%%

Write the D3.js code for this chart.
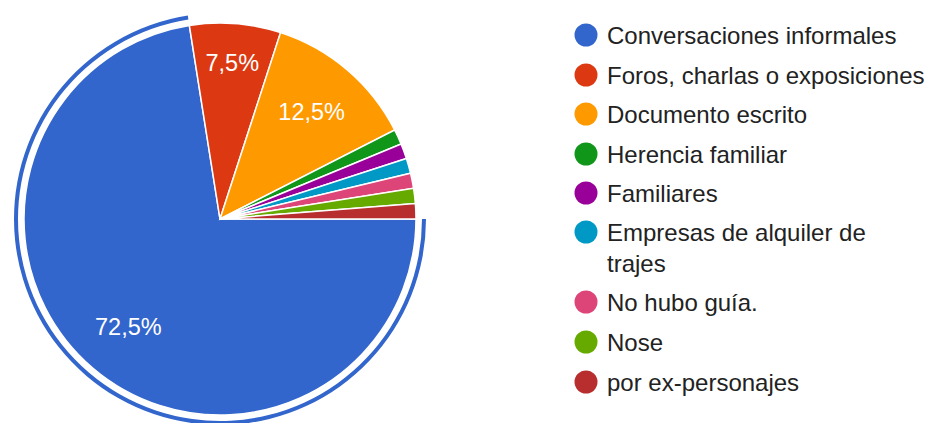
<!DOCTYPE html>
<html>
<head>
<meta charset="utf-8">
<script src="https://cdn.jsdelivr.net/npm/d3@7"></script>
<style>
body { margin: 0; background: #fff; }
text { font-family: "Liberation Sans", Arial, sans-serif; }
</style>
</head>
<body>
<script>
var labels = ["Conversaciones informales", "Foros, charlas o exposiciones", "Documento escrito",
	"Herencia familiar", "Familiares", "Empresas de alquiler de trajes", "No hubo guía.",
	"Nose", "por ex-personajes"];
var values = [58, 6, 10, 1, 1, 1, 1, 1, 1];
var colors = ["#3366cc", "#dc3912", "#ff9900", "#109618", "#990099", "#0099c6", "#dd4477", "#66aa00", "#b82e2e"];
// legend text broken into lines like the original
var legendLines = [["Conversaciones informales"], ["Foros, charlas o exposiciones"], ["Documento escrito"],
	["Herencia familiar"], ["Familiares"], ["Empresas de alquiler de", "trajes"], ["No hubo guía."],
	["Nose"], ["por ex-personajes"]];

var width = 928, height = 423;
var cx = 220, cy = 219, radius = 196;

var svg = d3.select("body").append("svg")
	.attr("width", width)
	.attr("height", height);

var g = svg.append("g")
	.attr("transform", "translate(" + cx + "," + cy + ")");

var total = d3.sum(values);
var pie = d3.pie()
	.sort(null)
	.value(function(d) { return d; })
	.startAngle(Math.PI / 2)
	.endAngle(Math.PI / 2 + 2 * Math.PI);

var arcs = pie(values);
var arc = d3.arc().innerRadius(0).outerRadius(radius);

g.selectAll(".slice")
	.data(arcs)
	.enter()
	.append("path")
	.attr("class", "slice")
	.attr("d", arc)
	.attr("fill", function(d, i) { return colors[i]; })
	.attr("stroke", "#fff")
	.attr("stroke-width", 1.5);

// highlight ring round the first slice
g.append("path")
	.attr("d", d3.arc().innerRadius(radius + 6).outerRadius(radius + 10)(arcs[0]))
	.attr("fill", colors[0]);

var fmt = function(v) { return (v / total * 100).toFixed(1).replace(".", ",") + "%"; };

// narrow slices get their label pushed further out
function labelPos(d) {
	var r = (d.endAngle - d.startAngle) < 0.6 ? radius * 0.8 : radius * 0.72;
	return d3.arc().innerRadius(r).outerRadius(r).centroid(d);
}

g.selectAll(".lbl")
	.data(arcs.filter(function(d) { return d.value / total > 0.05; }))
	.enter()
	.append("text")
	.attr("class", "lbl")
	.attr("transform", function(d) { return "translate(" + labelPos(d) + ")"; })
	.attr("text-anchor", "middle")
	.attr("dy", "0.36em")
	.attr("fill", "#fff")
	.attr("font-size", 23.5)
	.text(function(d) { return fmt(d.value); });

// legend
var legend = svg.append("g");
var rowY = [35, 75, 114, 154, 193, 232, 302, 342, 382];
labels.forEach(function(name, i) {
	var row = legend.append("g").attr("transform", "translate(586," + rowY[i] + ")");
	row.append("circle").attr("r", 11.5).attr("fill", colors[i]);
	row.selectAll("text")
		.data(legendLines[i])
		.enter()
		.append("text")
		.attr("x", 21)
		.attr("y", function(d, j) { return j * 31; })
		.attr("dy", "0.36em")
		.attr("font-size", 24)
		.attr("fill", "#222")
		.text(function(d) { return d; });
});
</script>
</body>
</html>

%%

Send back the data above word for word, with the pictures left out.

Write the D3.js code for this chart.
<!DOCTYPE html>
<html>
<head>
<meta charset="utf-8">
<script src="https://cdn.jsdelivr.net/npm/d3@7"></script>
<style>
body { margin: 0; background: #fff; }
text { font-family: "Liberation Sans", Arial, sans-serif; }
</style>
</head>
<body>
<script>
var labels = ["Conversaciones informales", "Foros, charlas o exposiciones", "Documento escrito",
	"Herencia familiar", "Familiares", "Empresas de alquiler de trajes", "No hubo guía.",
	"Nose", "por ex-personajes"];
var values = [58, 6, 10, 1, 1, 1, 1, 1, 1];
var colors = ["#3366cc", "#dc3912", "#ff9900", "#109618", "#990099", "#0099c6", "#dd4477", "#66aa00", "#b82e2e"];
// legend text broken into lines like the original
var legendLines = [["Conversaciones informales"], ["Foros, charlas o exposiciones"], ["Documento escrito"],
	["Herencia familiar"], ["Familiares"], ["Empresas de alquiler de", "trajes"], ["No hubo guía."],
	["Nose"], ["por ex-personajes"]];

var width = 928, height = 423;
var cx = 220, cy = 219, radius = 196;

var svg = d3.select("body").append("svg")
	.attr("width", width)
	.attr("height", height);

var g = svg.append("g")
	.attr("transform", "translate(" + cx + "," + cy + ")");

var total = d3.sum(values);
var pie = d3.pie()
	.sort(null)
	.value(function(d) { return d; })
	.startAngle(Math.PI / 2)
	.endAngle(Math.PI / 2 + 2 * Math.PI);

var arcs = pie(values);
var arc = d3.arc().innerRadius(0).outerRadius(radius);

g.selectAll(".slice")
	.data(arcs)
	.enter()
	.append("path")
	.attr("class", "slice")
	.attr("d", arc)
	.attr("fill", function(d, i) { return colors[i]; })
	.attr("stroke", "#fff")
	.attr("stroke-width", 1.5);

// highlight ring round the first slice
g.append("path")
	.attr("d", d3.arc().innerRadius(radius + 6).outerRadius(radius + 10)(arcs[0]))
	.attr("fill", colors[0]);

var fmt = function(v) { return (v / total * 100).toFixed(1).replace(".", ",") + "%"; };

// narrow slices get their label pushed further out
function labelPos(d) {
	var r = (d.endAngle - d.startAngle) < 0.6 ? radius * 0.8 : radius * 0.72;
	return d3.arc().innerRadius(r).outerRadius(r).centroid(d);
}

g.selectAll(".lbl")
	.data(arcs.filter(function(d) { return d.value / total > 0.05; }))
	.enter()
	.append("text")
	.attr("class", "lbl")
	.attr("transform", function(d) { return "translate(" + labelPos(d) + ")"; })
	.attr("text-anchor", "middle")
	.attr("dy", "0.36em")
	.attr("fill", "#fff")
	.attr("font-size", 23.5)
	.text(function(d) { return fmt(d.value); });

// legend
var legend = svg.append("g");
var rowY = [35, 75, 114, 154, 193, 232, 302, 342, 382];
labels.forEach(function(name, i) {
	var row = legend.append("g").attr("transform", "translate(586," + rowY[i] + ")");
	row.append("circle").attr("r", 11.5).attr("fill", colors[i]);
	row.selectAll("text")
		.data(legendLines[i])
		.enter()
		.append("text")
		.attr("x", 21)
		.attr("y", function(d, j) { return j * 31; })
		.attr("dy", "0.36em")
		.attr("font-size", 24)
		.attr("fill", "#222")
		.text(function(d) { return d; });
});
</script>
</body>
</html>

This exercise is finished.